While Krish took reference from the Sam King book while writing the script, he also cautions against confusing his story for history. Some of the elements of The Secret Life, such as the portrayal of Boon Haw as a Confucius fanboy (in a game segment called “Confucius Got Say Or Not”) and a fictional “sibling rivalry” with a more-progressive Boon Par was dramatized with “a lot of artistic licences”.

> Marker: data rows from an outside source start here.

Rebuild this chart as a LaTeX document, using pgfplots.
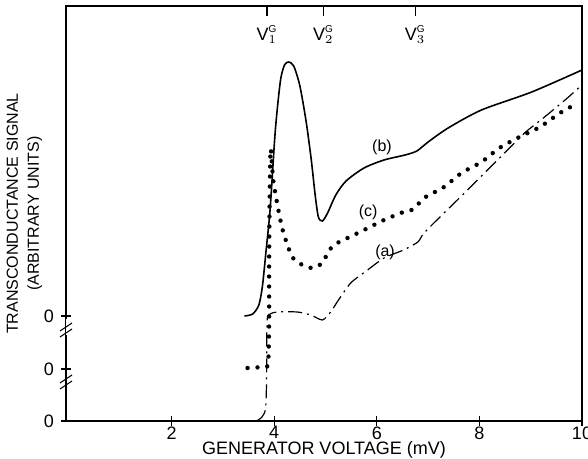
\documentclass[border=0pt]{standalone}
\usepackage{pgfplots}
\pgfplotsset{compat=1.18}
\usepackage{fontspec}
\setmainfont{Liberation Sans}

% curve (b), solid
\pgfplotstableread{
x y
3.42 105
3.58 107
3.70 116
3.77 135
3.84 170
3.92 212
4.02 290
4.12 340
4.20 356
4.28 359
4.38 355
4.50 335
4.62 300
4.72 262
4.80 225
4.86 204
4.94 200
5.04 208
5.20 226
5.40 240
5.75 253
6.14 261
6.55 266
6.78 270
7.00 279
7.39 293
8.04 311
9.02 329
10.00 351
}\curveb

% curve (c), dotted
\pgfplotstableread{
x y
3.48 53
3.62 53
3.78 55
3.88 57
3.90 100
3.90 160
3.91 220
3.93 272
3.98 241
4.08 211
4.18 188
4.35 164
4.55 156
4.75 153
4.94 158
5.04 168
5.16 176
5.35 181
5.75 191
6.14 201
6.52 209
6.72 212
6.92 223
7.31 234
7.65 248
8.04 259
8.39 273
8.78 284
9.18 294
9.57 308
9.92 318
}\curvec

% curve (a), dash-dot
\pgfplotstableread{
x y
3.66 0
3.76 4
3.83 12
3.85 40
3.86 100
3.92 107
4.06 109
4.45 109
4.71 106
4.94 101
5.10 109
5.24 120
5.49 138
5.82 151
6.14 163
6.52 171
6.80 179
6.92 188
7.31 208
7.71 228
8.10 248
8.49 268
8.88 288
9.27 304
9.67 321
10.00 336
}\curvea

\newcommand{\vg}[1]{V$_{#1}^{\mathrm{\scriptscriptstyle G}}$}

\begin{document}
\begin{tikzpicture}
\begin{axis}[
    scale only axis,
    width=258pt, height=207.5pt,
    xmin=-0.06, xmax=10, ymin=0, ymax=415,
    font=\fontsize{9}{10}\selectfont,
    axis line style={line width=0.6pt},
    xtick={2,4,6,8,10},
    xticklabels={2,4,6,8,10},
    ytick={0,52,105},
    yticklabels={0,0,0},
    xtick pos=bottom, ytick pos=left,
    tick align=center,
    major tick length=5pt,
    tick style={line width=0.6pt, black},
    /pgf/number format/assume math mode=true,
    xticklabel style={yshift=3.3pt},
    xlabel={GENERATOR VOLTAGE (mV)},
    ylabel={TRANSCONDUCTANCE SIGNAL\\(ARBITRARY UNITS)},
    ylabel style={align=center, font=\fontsize{8}{10.5}\selectfont},
    ylabel shift=-6pt,
    xlabel style={yshift=5.5pt},
    clip=false,
]
\addplot[black, line width=0.8pt, smooth, tension=0.45] table {\curveb};
\addplot[black, line width=2.2pt, line cap=round, dash pattern=on 0pt off 5pt, smooth, tension=0.4] table {\curvec};
\addplot[black, line width=0.6pt, dash pattern=on 7pt off 2.5pt on 1pt off 2.5pt, smooth, tension=0.4] table {\curvea};

% axis breaks
\fill[white] (axis cs:-0.06,86) rectangle ++(2pt,8pt);
\draw[line width=0.5pt] (axis cs:-0.06,88) ++(-3pt,-2pt) -- ++(6pt,4pt);
\draw[line width=0.5pt] (axis cs:-0.06,94) ++(-3pt,-2pt) -- ++(6pt,4pt);
\draw[line width=0.5pt] (axis cs:-0.06,36) ++(-3pt,-2pt) -- ++(6pt,4pt);
\draw[line width=0.5pt] (axis cs:-0.06,42) ++(-3pt,-2pt) -- ++(6pt,4pt);

% top markers
\draw[line width=0.6pt] (axis cs:3.86,415) -- (axis cs:3.86,405);
\draw[line width=0.6pt] (axis cs:4.96,415) -- (axis cs:4.96,405);
\draw[line width=0.6pt] (axis cs:6.75,415) -- (axis cs:6.75,405);
\node[font=\fontsize{9}{10}\selectfont] at (axis cs:3.86,386) {\vg{1}};
\node[font=\fontsize{9}{10}\selectfont] at (axis cs:4.96,386) {\vg{2}};
\node[font=\fontsize{9}{10}\selectfont] at (axis cs:6.75,386) {\vg{3}};

\node[font=\fontsize{8}{9}\selectfont] at (axis cs:6.10,274) {(b)};
\node[font=\fontsize{8}{9}\selectfont] at (axis cs:5.83,209) {(c)};
\node[font=\fontsize{8}{9}\selectfont] at (axis cs:6.16,169) {(a)};
\coordinate (sw) at (rel axis cs:0,0);
\coordinate (ne) at (rel axis cs:1,1);
\end{axis}
\pgfresetboundingbox
\path ([shift={(-33pt,-19pt)}]sw) rectangle ([shift={(3pt,3pt)}]ne);
\end{tikzpicture}
\end{document}
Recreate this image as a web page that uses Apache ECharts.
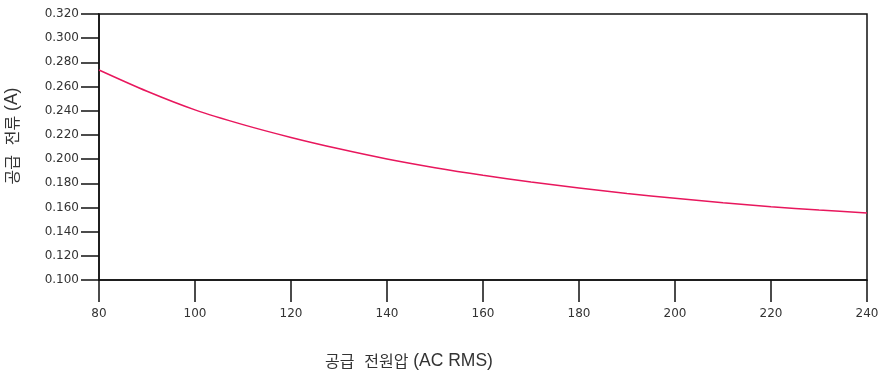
<!DOCTYPE html>
<html>
<head>
<meta charset="utf-8">
<script src="https://cdn.jsdelivr.net/npm/echarts@6/dist/echarts.min.js"></script>
<style>html,body{margin:0;padding:0;background:#fff}#c{width:886px;height:374px}</style>
</head>
<body>
<div id="c"></div>
<script>
const voltage = [80, 90, 100, 110, 120, 130, 140, 150, 160, 170, 180, 190, 200, 210, 220, 230, 240];
const current = [0.2737, 0.2561, 0.2407, 0.2285, 0.2179, 0.2085, 0.2001, 0.1929, 0.1866, 0.1810, 0.1761, 0.1716, 0.1676, 0.1639, 0.1606, 0.1579, 0.1555];
const xTitleKo1 = '공급', xTitleKo2 = '전원압', xTitleEn = '(AC RMS)';
const yTitleKo1 = '공급', yTitleKo2 = '전류', yTitleEn = '(A)';

const chart = echarts.init(document.getElementById('c'));
const axisFont = 'DejaVu Sans';
const nameRich = {
  k: { fontFamily: 'Noto Sans CJK KR', fontSize: 16, color: '#333' }
};
chart.setOption({
  animation: false,
  grid: { left: 99, right: 19, top: 14, bottom: 94, containLabel: false, outerBoundsMode: 'none',
          show: true, borderColor: '#111', borderWidth: 1.5 },
  xAxis: {
    type: 'value', min: 80, max: 240, interval: 20,
    name: `{k|${xTitleKo1}}  {k|${xTitleKo2}} ${xTitleEn}`, nameLocation: 'middle', nameGap: 72,
    nameTextStyle: { fontFamily: 'Liberation Sans', fontSize: 17.5, color: '#333', padding: [0, 148, 0, 0], rich: nameRich },
    axisLine: { show: true, lineStyle: { color: '#111', width: 1.5 } },
    axisTick: { show: true, inside: false, length: 22, lineStyle: { color: '#111', width: 1.5 } },
    axisLabel: { fontFamily: axisFont, fontSize: 12, color: '#333', margin: 28 },
    splitLine: { show: false }
  },
  yAxis: {
    type: 'value', min: 0.1, max: 0.32, interval: 0.02,
    name: `{k|${yTitleKo1}}  {k|${yTitleKo2}} ${yTitleEn}`, nameLocation: 'middle', nameGap: 78, nameRotate: 90,
    nameTextStyle: { fontFamily: 'Liberation Sans', fontSize: 17.5, color: '#333', padding: [0, 0, 0, 22], rich: nameRich },
    axisLine: { show: true, lineStyle: { color: '#111', width: 1.5 } },
    axisTick: { show: true, inside: false, length: 18, lineStyle: { color: '#111', width: 1.5 } },
    axisLabel: { fontFamily: axisFont, fontSize: 12, color: '#333', margin: 20, formatter: v => v.toFixed(3) },
    splitLine: { show: false }
  },
  series: [{
    type: 'line', data: voltage.map((v, i) => [v, current[i]]),
    smooth: 0.3, showSymbol: false,
    lineStyle: { color: '#E8175D', width: 1.5 }
  }]
});
</script>
</body>
</html>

Returning to my initial impressions of the Aw brothers, I finally know why they stood out to me that day in front of the Jade House. In a park teeming with mythological creatures like Sun Wukong and the Eight Immortals, the subjects of the Jade House exhibition stood out because they were real. But it wasn’t just the fact that they were once real people who lived in 1930s Singapore or that their story was set in a time closer to mine than any other I could find in the bright and bizarre park.
Haw Par Villa might have started out as a statue park to educate the public on matters of morality. But perhaps the most significant lessons – on business, life, family, morality – are to be gleaned from the lives and fortunes of the Aw brothers themselves.
And, as we ring in the Year of the Tiger, perhaps a director out there will be inspired by and finally give these Tiger Balm brothers the film treatment they deserve.
I know a flashy Tiger Balm King who would certainly approve.